Elaine Edna Kaufman (February 10, 1929 - December 3, 2010) was a restaurateur whose Manhattan restaurant, Elaine's, attracted a following among prominent actors, writers, and other celebrities.

==Life and career==
Kaufman was born in Manhattan, on February 10, 1929, and raised in Queens and later the Bronx. After a variety of jobs, including night cosmetician, she started in the restaurant business in 1959, joining Alfredo Viazzi—then her boyfriend—in running his recently opened Greenwich Village restaurant Portofino. Portofino was frequented by people in the downtown publishing business and Off-Broadway theater.

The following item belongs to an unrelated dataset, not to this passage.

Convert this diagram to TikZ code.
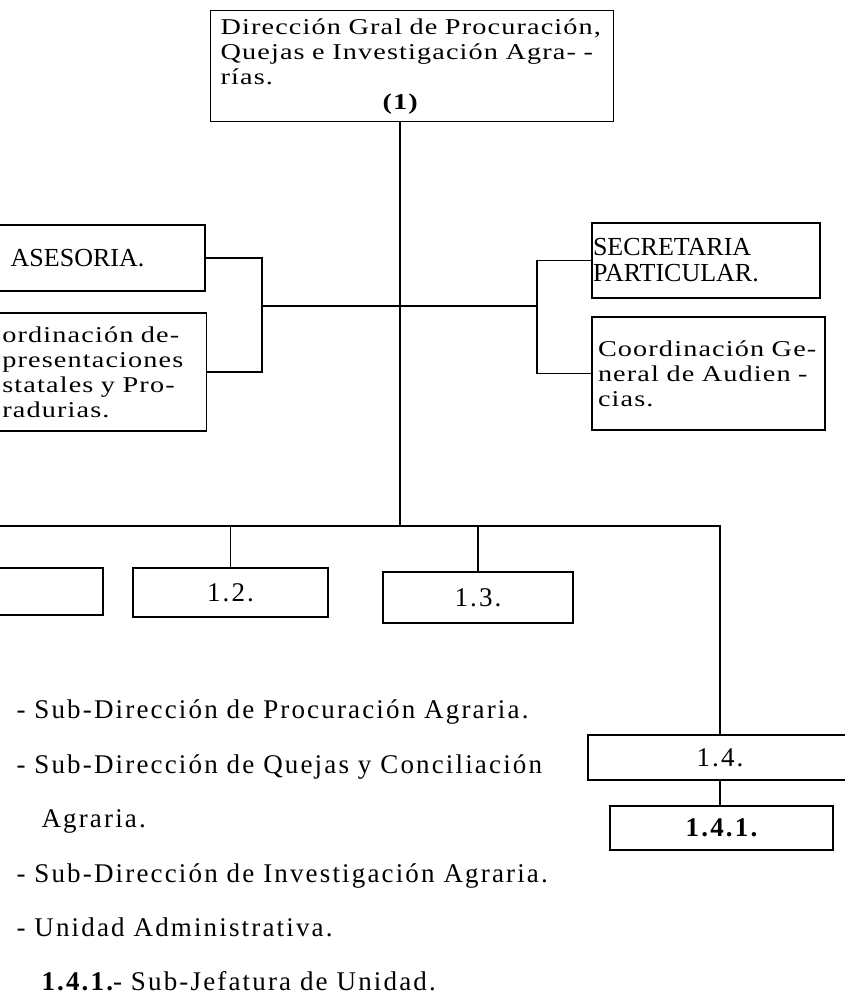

Four years later, after she and Viazzi split up, Elaine bought a restaurant in Manhattan's Upper East Side, and Elaine's was born. Despite the location—not popular at the time—many customers from Portofino followed her to the new spot. Her original intent was that the restaurant would be a writer's dive, incubating authors. Over the years, Kaufman bought the entire building that housed the restaurant, as well as the building next door. The rental income subsidized the restaurant in lean years. Kaufman was designated a living landmark by the New York Landmarks Conservancy in 2003.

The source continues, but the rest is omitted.